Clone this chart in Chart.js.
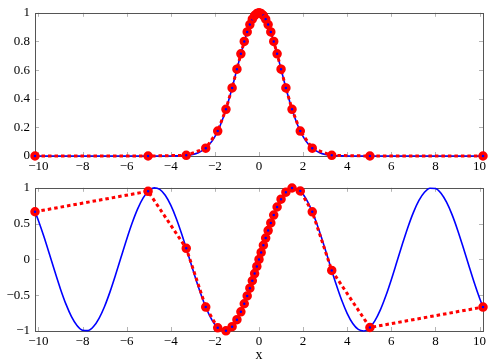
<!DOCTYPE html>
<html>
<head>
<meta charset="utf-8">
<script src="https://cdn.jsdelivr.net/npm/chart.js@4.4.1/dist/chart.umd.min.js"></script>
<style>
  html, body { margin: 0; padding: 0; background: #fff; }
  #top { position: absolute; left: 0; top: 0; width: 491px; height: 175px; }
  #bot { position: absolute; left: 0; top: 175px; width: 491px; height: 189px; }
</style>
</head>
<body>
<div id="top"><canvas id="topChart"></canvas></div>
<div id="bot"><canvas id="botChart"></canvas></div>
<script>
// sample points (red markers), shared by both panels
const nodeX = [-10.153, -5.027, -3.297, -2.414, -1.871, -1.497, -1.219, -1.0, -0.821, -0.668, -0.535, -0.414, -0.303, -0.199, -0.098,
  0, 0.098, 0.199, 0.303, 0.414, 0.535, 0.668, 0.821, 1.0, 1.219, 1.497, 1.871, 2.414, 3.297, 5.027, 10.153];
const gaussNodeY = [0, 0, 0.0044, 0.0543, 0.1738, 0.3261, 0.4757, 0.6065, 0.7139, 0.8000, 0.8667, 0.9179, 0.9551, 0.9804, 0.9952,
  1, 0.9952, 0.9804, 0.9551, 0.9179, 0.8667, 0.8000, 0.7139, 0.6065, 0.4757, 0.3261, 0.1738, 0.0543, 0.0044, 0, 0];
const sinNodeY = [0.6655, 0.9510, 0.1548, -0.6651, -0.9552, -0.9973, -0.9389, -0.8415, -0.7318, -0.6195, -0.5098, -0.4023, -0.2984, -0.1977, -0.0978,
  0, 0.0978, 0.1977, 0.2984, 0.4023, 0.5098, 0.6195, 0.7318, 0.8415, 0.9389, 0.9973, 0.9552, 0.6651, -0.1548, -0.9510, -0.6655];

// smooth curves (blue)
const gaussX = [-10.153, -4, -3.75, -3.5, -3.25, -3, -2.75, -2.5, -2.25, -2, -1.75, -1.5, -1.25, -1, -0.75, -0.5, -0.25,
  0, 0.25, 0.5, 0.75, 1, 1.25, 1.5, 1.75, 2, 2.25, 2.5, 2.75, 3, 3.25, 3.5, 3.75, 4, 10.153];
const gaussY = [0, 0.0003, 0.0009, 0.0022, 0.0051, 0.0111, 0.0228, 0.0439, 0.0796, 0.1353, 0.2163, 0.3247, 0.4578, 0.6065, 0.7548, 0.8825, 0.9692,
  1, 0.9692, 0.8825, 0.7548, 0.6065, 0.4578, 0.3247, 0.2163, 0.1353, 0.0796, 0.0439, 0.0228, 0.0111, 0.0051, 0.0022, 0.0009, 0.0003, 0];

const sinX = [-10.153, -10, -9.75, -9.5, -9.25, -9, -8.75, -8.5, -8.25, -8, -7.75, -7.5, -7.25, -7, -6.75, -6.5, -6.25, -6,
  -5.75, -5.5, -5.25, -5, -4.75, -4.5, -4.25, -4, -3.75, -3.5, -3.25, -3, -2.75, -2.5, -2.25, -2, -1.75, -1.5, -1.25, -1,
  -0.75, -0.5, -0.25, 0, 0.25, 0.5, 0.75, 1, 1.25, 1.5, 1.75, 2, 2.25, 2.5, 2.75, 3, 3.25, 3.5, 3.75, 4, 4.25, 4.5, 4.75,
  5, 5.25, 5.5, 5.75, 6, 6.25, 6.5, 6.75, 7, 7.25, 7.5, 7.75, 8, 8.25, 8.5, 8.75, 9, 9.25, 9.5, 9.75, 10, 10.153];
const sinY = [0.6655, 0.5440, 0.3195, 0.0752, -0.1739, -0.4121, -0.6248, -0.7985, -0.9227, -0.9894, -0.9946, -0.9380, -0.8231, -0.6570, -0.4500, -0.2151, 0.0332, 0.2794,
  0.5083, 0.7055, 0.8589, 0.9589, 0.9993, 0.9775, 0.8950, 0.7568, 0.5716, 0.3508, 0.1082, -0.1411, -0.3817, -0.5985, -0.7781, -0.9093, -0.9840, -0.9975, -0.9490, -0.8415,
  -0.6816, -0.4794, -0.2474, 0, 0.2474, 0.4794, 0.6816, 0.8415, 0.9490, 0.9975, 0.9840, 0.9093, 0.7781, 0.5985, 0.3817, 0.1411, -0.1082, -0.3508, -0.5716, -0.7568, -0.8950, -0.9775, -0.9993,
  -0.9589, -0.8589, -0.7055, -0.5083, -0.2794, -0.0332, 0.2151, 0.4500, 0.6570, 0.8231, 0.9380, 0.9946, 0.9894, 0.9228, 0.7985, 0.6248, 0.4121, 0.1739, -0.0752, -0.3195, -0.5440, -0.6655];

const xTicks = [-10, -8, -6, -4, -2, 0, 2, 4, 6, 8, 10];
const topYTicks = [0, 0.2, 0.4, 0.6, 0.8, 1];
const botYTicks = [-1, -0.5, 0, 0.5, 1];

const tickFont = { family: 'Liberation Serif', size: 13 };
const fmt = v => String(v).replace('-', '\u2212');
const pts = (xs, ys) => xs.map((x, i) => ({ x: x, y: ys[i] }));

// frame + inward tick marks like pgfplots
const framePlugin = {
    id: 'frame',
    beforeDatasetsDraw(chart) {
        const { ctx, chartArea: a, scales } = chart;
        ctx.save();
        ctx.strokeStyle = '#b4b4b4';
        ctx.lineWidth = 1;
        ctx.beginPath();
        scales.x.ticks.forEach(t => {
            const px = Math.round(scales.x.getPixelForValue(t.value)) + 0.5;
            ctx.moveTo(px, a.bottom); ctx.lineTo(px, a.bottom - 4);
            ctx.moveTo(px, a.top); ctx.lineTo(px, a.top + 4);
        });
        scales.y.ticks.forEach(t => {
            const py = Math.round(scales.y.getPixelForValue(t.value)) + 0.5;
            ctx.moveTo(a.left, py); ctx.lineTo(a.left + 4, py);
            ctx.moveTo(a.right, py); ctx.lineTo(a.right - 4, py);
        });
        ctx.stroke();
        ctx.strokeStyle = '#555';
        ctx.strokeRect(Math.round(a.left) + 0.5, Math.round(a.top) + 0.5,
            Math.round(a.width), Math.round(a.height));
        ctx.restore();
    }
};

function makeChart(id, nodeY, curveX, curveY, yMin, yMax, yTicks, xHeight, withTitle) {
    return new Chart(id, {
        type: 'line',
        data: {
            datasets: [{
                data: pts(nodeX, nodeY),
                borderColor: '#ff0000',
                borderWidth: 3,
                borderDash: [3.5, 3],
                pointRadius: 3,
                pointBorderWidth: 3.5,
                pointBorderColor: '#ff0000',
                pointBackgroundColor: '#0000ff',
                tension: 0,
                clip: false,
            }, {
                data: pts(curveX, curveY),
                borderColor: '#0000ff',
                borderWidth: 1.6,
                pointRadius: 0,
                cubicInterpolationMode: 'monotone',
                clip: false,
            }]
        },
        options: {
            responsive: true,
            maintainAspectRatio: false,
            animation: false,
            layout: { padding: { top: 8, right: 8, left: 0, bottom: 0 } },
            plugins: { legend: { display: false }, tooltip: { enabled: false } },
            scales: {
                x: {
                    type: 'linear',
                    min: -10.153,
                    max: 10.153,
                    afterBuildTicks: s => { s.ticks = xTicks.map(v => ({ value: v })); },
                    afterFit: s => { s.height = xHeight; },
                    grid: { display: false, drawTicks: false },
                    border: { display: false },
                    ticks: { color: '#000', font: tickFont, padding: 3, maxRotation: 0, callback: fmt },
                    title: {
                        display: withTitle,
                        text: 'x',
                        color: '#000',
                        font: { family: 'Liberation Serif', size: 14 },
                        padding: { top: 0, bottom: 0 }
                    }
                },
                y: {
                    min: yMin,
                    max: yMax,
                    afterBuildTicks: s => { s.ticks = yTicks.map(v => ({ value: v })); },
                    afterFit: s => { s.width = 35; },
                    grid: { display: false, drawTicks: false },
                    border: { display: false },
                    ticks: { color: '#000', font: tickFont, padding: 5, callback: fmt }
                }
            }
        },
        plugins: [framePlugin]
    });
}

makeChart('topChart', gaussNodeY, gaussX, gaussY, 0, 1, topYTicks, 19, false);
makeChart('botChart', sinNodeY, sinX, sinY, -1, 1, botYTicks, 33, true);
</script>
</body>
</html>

━━━

## STATED TASK
Go from the first line of the listing to the line holding "-0.1548, -0.9510, -0.6655];" and, please, transcribe those lines exactly, both included, with no pictures.

## TASK RESULT
Clone this chart in Chart.js.
<!DOCTYPE html>
<html>
<head>
<meta charset="utf-8">
<script src="https://cdn.jsdelivr.net/npm/chart.js@4.4.1/dist/chart.umd.min.js"></script>
<style>
  html, body { margin: 0; padding: 0; background: #fff; }
  #top { position: absolute; left: 0; top: 0; width: 491px; height: 175px; }
  #bot { position: absolute; left: 0; top: 175px; width: 491px; height: 189px; }
</style>
</head>
<body>
<div id="top"><canvas id="topChart"></canvas></div>
<div id="bot"><canvas id="botChart"></canvas></div>
<script>
// sample points (red markers), shared by both panels
const nodeX = [-10.153, -5.027, -3.297, -2.414, -1.871, -1.497, -1.219, -1.0, -0.821, -0.668, -0.535, -0.414, -0.303, -0.199, -0.098,
  0, 0.098, 0.199, 0.303, 0.414, 0.535, 0.668, 0.821, 1.0, 1.219, 1.497, 1.871, 2.414, 3.297, 5.027, 10.153];
const gaussNodeY = [0, 0, 0.0044, 0.0543, 0.1738, 0.3261, 0.4757, 0.6065, 0.7139, 0.8000, 0.8667, 0.9179, 0.9551, 0.9804, 0.9952,
  1, 0.9952, 0.9804, 0.9551, 0.9179, 0.8667, 0.8000, 0.7139, 0.6065, 0.4757, 0.3261, 0.1738, 0.0543, 0.0044, 0, 0];
const sinNodeY = [0.6655, 0.9510, 0.1548, -0.6651, -0.9552, -0.9973, -0.9389, -0.8415, -0.7318, -0.6195, -0.5098, -0.4023, -0.2984, -0.1977, -0.0978,
  0, 0.0978, 0.1977, 0.2984, 0.4023, 0.5098, 0.6195, 0.7318, 0.8415, 0.9389, 0.9973, 0.9552, 0.6651, -0.1548, -0.9510, -0.6655];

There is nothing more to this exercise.